Memory Aid: Think of the sulfur dip as "roommate trouble." Two electrons sharing one orbital (room) will push each other away, making it easier for one to leave!

Key Takeaway: IE generally goes up because of the stronger nucleus, but dips occur when a new sub-shell starts or when electrons start pairing up.


4. Melting Points: It's All About Bonding

The melting point trend across Period 3 is like a roller coaster. It depends entirely on the structure and bonding of the elements.

Step-by-Step Breakdown:

The Metals (Na, Mg, Al)

Trend: Melting points increase from Na to Al.
Reason: They have metallic bonding. As you move from Na to Al, the metal ions have a higher charge (\( Na^+ \), \( Mg^{2+} \), \( Al^{3+} \)) and more delocalised electrons. This creates a stronger "glue" holding the structure together.

The Giant Covalent (Si)

Trend: Silicon has the highest melting point in the period.
Reason: It has a macromolecular (giant covalent) structure, like diamond. To melt it, you have to break many strong covalent bonds, which requires massive amounts of energy.

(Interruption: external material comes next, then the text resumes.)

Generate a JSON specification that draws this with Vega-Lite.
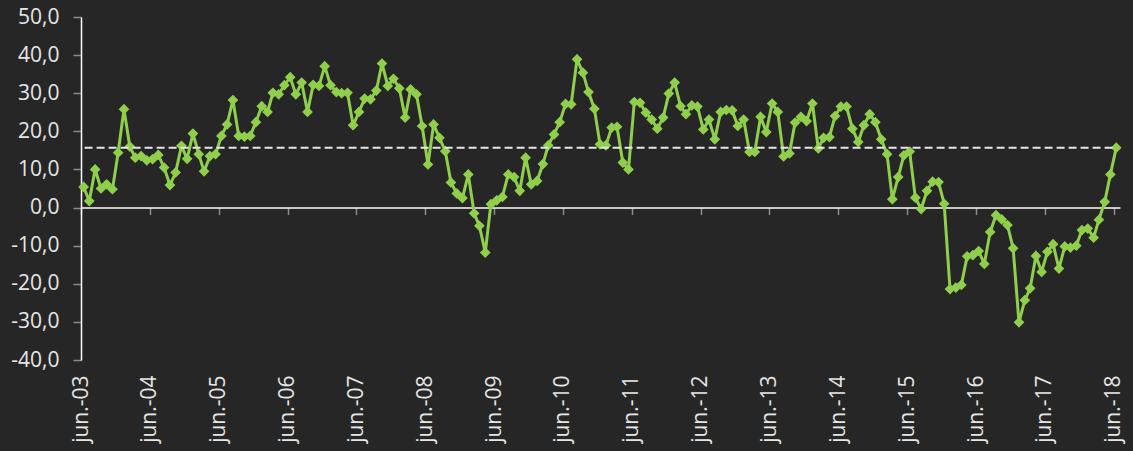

The Simple Molecular (P4, S8, Cl2)

Trend: Melting points decrease generally, but S8 is higher than P4.
Reason: These are simple molecules held together by weak Van der Waals forces. These forces depend on the size of the molecule:

  • \( S_8 \) is a bigger molecule than \( P_4 \), so it has stronger Van der Waals forces and a higher melting point.
  • \( Cl_2 \) is much smaller, so its melting point is very low.

The Noble Gas (Ar)

Trend: Argon has the lowest melting point.
Reason: It exists as individual atoms (monatomic), so its Van der Waals forces are extremely weak.

Quick Review Box:
Na, Mg, Al: Metallic (Stronger as you go right)
Si: Giant Covalent (Strongest!)
P, S, Cl, Ar: Simple Molecular (Weak - depends on molecule size: \( S_8 > P_4 > Cl_2 > Ar \))

Key Takeaway: Don't just look at the element; look at how the atoms are joined together. Giant structures = High melting points; Simple molecules = Low melting points.


Final Checklist for Periodicity

Before you move on, make sure you can:

  • Explain why atoms get smaller across a period.
  • Identify the two exceptions in the First Ionisation Energy trend (Al and S).
  • Explain why Silicon has such a high melting point compared to the others.
  • Rank Sulfur, Phosphorus, and Chlorine in order of melting points based on their molecular formulas (\( S_8 \), \( P_4 \), \( Cl_2 \)).

Don't worry if this seems tricky at first! The more you practice drawing the "shape" of these trends on a graph, the more natural it will feel. You've got this!